For my midterm, I decided to do a text analysis of Elizabeth Robins’ play, Votes for Women. I wanted to find the most commonly used words in the play and see how their frequencies compared to each other in 10 equal segments of the text. I used Voyant Tools to analyze the text and find the most common words and frequencies. In the end, I found that the five most commonly used words, not including characters’ names or titles, were “women,” “oh,” “men,” “know,” and “it’s.” An interesting detail that I found was that the words “women” and “men” had very similar trends with “women” being more frequent than “men” in segments 1-8, being tied in segment 9, and “men” being more frequent than “women” in segment 10.

Sources

I used the Votes For Women text file which can be found at Project Gutenberg, a website with over 60,000 free eBooks.

Processes

I started the process by cleaning the text file in the Notepad app. What I did for this was remove everything before and after the play itself and remove some special characters, like underscores and asterisks. Then I used Voyant Tools to analyze the text. I used the “Trends” tab on Voyant Tools to see the most commonly used words and their relative frequencies over 10 equal segments of the text.

Presentation

For my presentation of the data, I decided to export an HTML snippet of the relative frequencies graph of the five most common words and embedded it in this page (see below). I thought this was a reasonable presentation of the data considering it is what I used to see the relative frequencies and it was already created using Voyant Tools.

Data Visualization

Significance

This text analysis of Votes for Women showed how frequently certain words were being used throughout the play in comparison to other words which was interesting to see when visualized. I think the most interesting thing was the trends of the words “women” and “men” because they were so similar yet “women” was more frequently used than “men” throughout almost all of the 10 equal segments.

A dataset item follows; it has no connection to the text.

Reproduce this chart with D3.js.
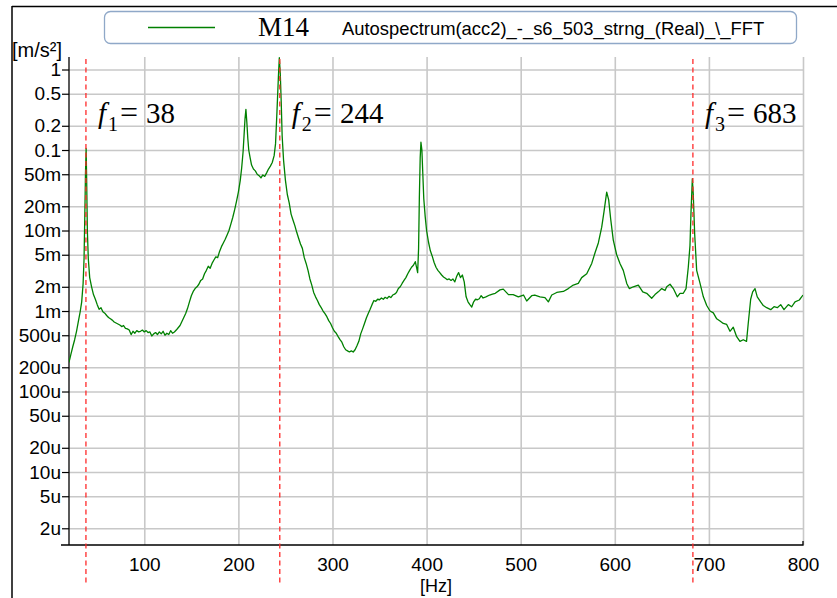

A downside I found when using Voyant Tools that is apparent in the data visualization is that it is very difficult to visually analyze the trends of more than two words at a time because it gets very crowded with all of the overlapping lines. That is why, in the end, I stuck to comparing the frequencies of just “women” and “men” even though I wish I could have compared more words at the same time without it being extremely difficult.